Монголы вплоть до XX в. оставались кочевниками. Монгольские ханы – как и бедуинские шейхи – были, к слову, не феодалами, как их подчас считают и именуют, а едва вышедшими за пределы первобытности племенными вождями, главами протогосударственных образований, выше уровня которых кочевники подняться не в состоянии именно в силу их образа жизни. Таким был уровень существования подавляющего большинства монголов в начале XX в. несмотря на то, что страна и народ в XIII—XIV вв. знавали лучшие времена и что распространившийся в Монголии буддизм, равно как и имевшаяся у них собственная письменность, являли собой необходимый фундамент для дальнейшего развития.

Собственно, развитие такого рода понемногу и шло. Еще в XVIII—XIX вв. территория Монголии была уже не только царством кочевников. Существовали крупные монастыри, рядом с которыми строились жилые дома, возникали городские сооружения, развивались ремесла и торговля. Правда, ремесло, торговля и городской образ жизни во многом были связаны не с самими монголами, а с оседавшими в Монголии иностранцами. Но факт остается фактом: страна развивалась, причем все большее количество монголов становились городскими жителями. А после революции 1911 г. в Китае, частью которого в то время была Монголия, создались даже условия для возникновения самостоятельного монгольского государства, во главе которого стал самый уважаемый в то время в стране человек – духовный глава монгольских буддистов.
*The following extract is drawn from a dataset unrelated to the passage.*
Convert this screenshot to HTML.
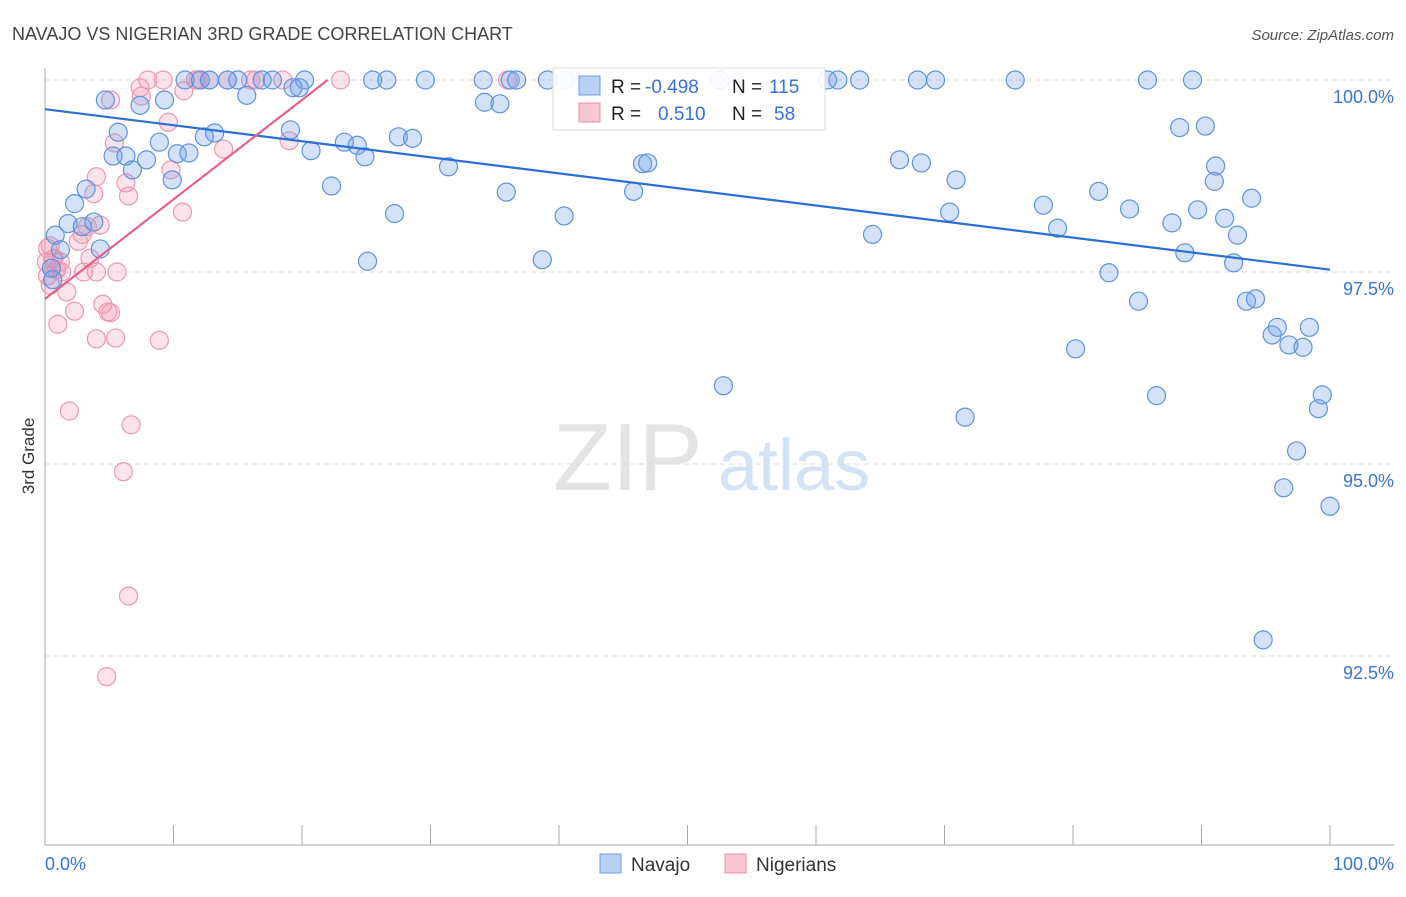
<!DOCTYPE html>
<html><head><meta charset="utf-8">
<style>
body{margin:0;background:#fff;font-family:"Liberation Sans",sans-serif;}
svg text{font-family:"Liberation Sans",sans-serif;}
</style></head>
<body>
<svg id="chart" width="1406" height="892" xmlns="http://www.w3.org/2000/svg">
<text x="12" y="40" font-size="18" fill="#444">NAVAJO VS NIGERIAN 3RD GRADE CORRELATION CHART</text>
<text x="1394" y="40" font-size="15" fill="#555" font-style="italic" text-anchor="end">Source: ZipAtlas.com</text>
<text transform="translate(34,456) rotate(-90)" font-size="17" fill="#333" text-anchor="middle">3rd Grade</text>
<g>
<text x="553" y="490" font-size="96" fill="#e4e4e4" font-family="Liberation Serif,serif">ZIP</text>
<text x="718" y="490" font-size="72" fill="#d4e2f5">atlas</text>
</g>
<g id="grid"></g>
<g id="axes"></g>
<g id="pink"></g>
<g id="blue"></g>
<g id="trends"></g>
<g>
<rect x="553" y="68" width="272" height="62" fill="#fff" fill-opacity="0.9" stroke="#ddd"/>
<rect x="579" y="76" width="21" height="19" fill="#b7d0f3" stroke="#6f9ee0"/>
<rect x="579" y="103" width="21" height="19" fill="#f9c6d4" stroke="#ec8fab"/>
<text x="611" y="93" font-size="19" fill="#222">R =</text>
<text x="645" y="93" font-size="19" fill="#3a73d4">-0.498</text>
<text x="732" y="93" font-size="19" fill="#222">N =</text>
<text x="769" y="93" font-size="19" fill="#3a73d4">115</text>
<text x="611" y="120" font-size="19" fill="#222">R =</text>
<text x="658" y="120" font-size="19" fill="#3a73d4">0.510</text>
<text x="732" y="120" font-size="19" fill="#222">N =</text>
<text x="774" y="120" font-size="19" fill="#3a73d4">58</text>
</g>
<g>
<rect x="600" y="854" width="21" height="19" fill="#b7d0f3" stroke="#6f9ee0"/>
<text x="631" y="871" font-size="19" fill="#333">Navajo</text>
<rect x="725" y="854" width="21" height="19" fill="#f9c6d4" stroke="#ec8fab"/>
<text x="756" y="871" font-size="19" fill="#333">Nigerians</text>
</g>
</svg>
<script>
const navajoX=[4.7,7.4,9.3,5.7,5.3,6.3,7.9,6.8,8.9,10.3,11.2,12.4,13.2,9.9,3.2,2.3,1.8,2.9,3.8,0.8,1.2,4.3,0.6,0.5,
10.9,12.1,12.8,14.2,15.0,16.9,17.7,20.2,25.5,26.6,29.6,34.1,36.2,36.7,39.1,40.5,52.5,60.9,61.7,63.4,67.9,69.3,75.5,85.8,89.3,
15.7,19.3,19.8,34.2,35.4,19.1,20.7,23.3,24.3,24.9,27.5,28.6,31.4,22.3,27.2,25.1,35.9,40.4,38.7,46.5,46.9,45.8,52.8,64.4,66.5,68.2,70.9,70.4,71.6,
77.7,78.8,82.0,84.4,82.8,85.1,80.2,86.5,88.3,90.3,87.7,89.7,91.1,91.0,91.8,92.8,88.7,92.5,93.9,93.5,94.2,95.5,95.9,96.8,97.9,98.4,99.4,99.1,97.4,96.4,100.0,94.8];
const navajoY=[99.74,99.67,99.74,99.32,99.01,99.01,98.96,98.83,99.19,99.04,99.05,99.26,99.31,98.70,98.58,98.39,98.13,98.09,98.15,97.98,97.79,97.80,97.40,97.55,
100,100,100,100,100,100,100,100,100,100,100,100,100,100,100,100,100,100,100,100,100,100,100,100,100,
99.80,99.90,99.90,99.71,99.69,99.35,99.08,99.19,99.15,99.00,99.26,99.24,98.87,98.62,98.26,97.64,98.54,98.23,97.66,98.91,98.92,98.55,96.02,97.99,98.96,98.92,98.70,98.28,95.61,
98.37,98.07,98.55,98.32,97.49,97.12,96.50,95.89,99.38,99.40,98.14,98.31,98.88,98.68,98.20,97.98,97.75,97.62,98.46,97.12,97.15,96.68,96.78,96.55,96.52,96.78,95.90,95.72,95.17,94.69,94.45,92.71];
const nigerX=[0.4,0.7,0.9,0.4,1.0,1.3,1.7,2.3,1.9,2.6,2.9,3.3,3.0,3.5,4.0,4.3,3.8,4.0,4.5,5.1,5.5,4.0,4.9,5.6,5.4,6.3,6.5,5.1,7.4,7.5,6.7,6.1,6.5,4.8,8.9,9.6,9.8,10.7,10.8,
8.0,9.2,11.7,11.9,12.8,14.2,16.0,16.4,18.5,23.0,36.0,13.9,19.0,0.6,0.2,0.1,1.2,0.9,0.2];
const nigerY=[97.84,97.68,97.53,97.33,96.82,97.50,97.24,96.99,95.69,97.90,97.99,98.09,97.50,97.68,97.50,98.11,98.52,98.74,97.08,96.97,96.64,96.63,96.98,97.50,99.18,98.66,98.49,99.74,99.90,99.79,95.51,94.90,93.28,92.23,96.61,99.45,98.83,98.28,99.86,
100,100,100,100,100,100,100,100,100,100,100,99.10,99.21,97.67,97.81,97.63,97.63,97.53,97.45];
const navajoTrend=[[0,99.62],[100,97.53]];
const nigerTrend=[[0,97.15],[22.0,100]];
const yTicks=[100,97.5,95,92.5];
const yTickLabels=["100.0%","97.5%","95.0%","92.5%"];
const xTicks=[0,10,20,30,40,50,60,70,80,90,100];

const NS="http://www.w3.org/2000/svg";
const sx=v=>45+v*12.85;
const sy=v=>80+(100-v)*76.8;
function mk(tag,attrs,parent){const e=document.createElementNS(NS,tag);for(const k in attrs)e.setAttribute(k,attrs[k]);parent.appendChild(e);return e;}
const grid=document.getElementById('grid'),axes=document.getElementById('axes');
yTicks.forEach((t,i)=>{
  const l=mk('line',{x1:45,x2:1394,y1:sy(t),y2:sy(t),stroke:'#ddd','stroke-dasharray':'5,4'},grid);
  
  
  const tx=mk('text',{x:1394,y:sy(t)+23,'font-size':18,fill:'#3a73d4','text-anchor':'end'},grid);
  tx.textContent=yTickLabels[i];
  
  
});
const ya=mk('line',{x1:45,x2:45,y1:68,y2:845,stroke:'#aaa'},axes);


const xa=mk('line',{x1:45,x2:1394,y1:845,y2:845,stroke:'#aaa'},axes);


xTicks.forEach(t=>{
  const l=mk('line',{x1:sx(t),x2:sx(t),y1:825,y2:845,stroke:'#aaa'},axes);
  
  
});
const xl0=mk('text',{x:45,y:870,'font-size':18,fill:'#3a73d4'},axes);
xl0.textContent="0.0%";


const xl1=mk('text',{x:1394,y:870,'font-size':18,fill:'#3a73d4','text-anchor':'end'},axes);
xl1.textContent="100.0%";



const pink=document.getElementById('pink'),blue=document.getElementById('blue');
nigerX.forEach((x,i)=>{
  const c=mk('circle',{cx:sx(x),cy:sy(nigerY[i]),r:9,fill:'rgba(243,150,178,0.28)',stroke:'#ee97b0','stroke-width':1.2},pink);
  
  
});
navajoX.forEach((x,i)=>{
  const c=mk('circle',{cx:sx(x),cy:sy(navajoY[i]),r:9,fill:'rgba(110,160,232,0.3)',stroke:'#5f92dd','stroke-width':1.2},blue);
  
  
});
const tr=document.getElementById('trends');
const bl=mk('line',{x1:sx(navajoTrend[0][0]),y1:sy(navajoTrend[0][1]),x2:sx(navajoTrend[1][0]),y2:sy(navajoTrend[1][1]),stroke:'#2b6fd6','stroke-width':2.2},tr);


const pl=mk('line',{x1:sx(nigerTrend[0][0]),y1:sy(nigerTrend[0][1]),x2:sx(nigerTrend[1][0]),y2:sy(nigerTrend[1][1]),stroke:'#e8608a','stroke-width':2.2},tr);


</script>
</body></html>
После переворота 1921 г. в столице Монголии Урге страна стала народной республикой и оказалась под сильным влиянием СССР, без ведома и согласия руководителей которого местные власти, как правило, не принимали сколько-нибудь важных решений. Советское влияние позволило монголам, во всяком случае многим из них, уйти от первобытного кочевого быта. С помощью советских специалистов и рабочих в богатой ресурсами стране было построено несколько крупных предприятий, особенно в сфере горнодобывающей промышленности. С помощью советских тракторов распахивались целинные земли, на которых дети кочевников учились вести земледельческое хозяйство. Разумеется, вся экономика страны контролировалась государством и принадлежала ему, а сельское хозяйство строилось по советской модели. По этой же модели развивались политическая структура, социальные отношения – словом, все, вплоть до беспредельной власти репрессивных органов. Известно, что около 70% лам в стране, где существовала традиционная норма одного из сыновей отдавать в монастырь и обучать там, дабы он стал монахом, ламой, было физически уничтожено. Соответственно разрушались и храмы.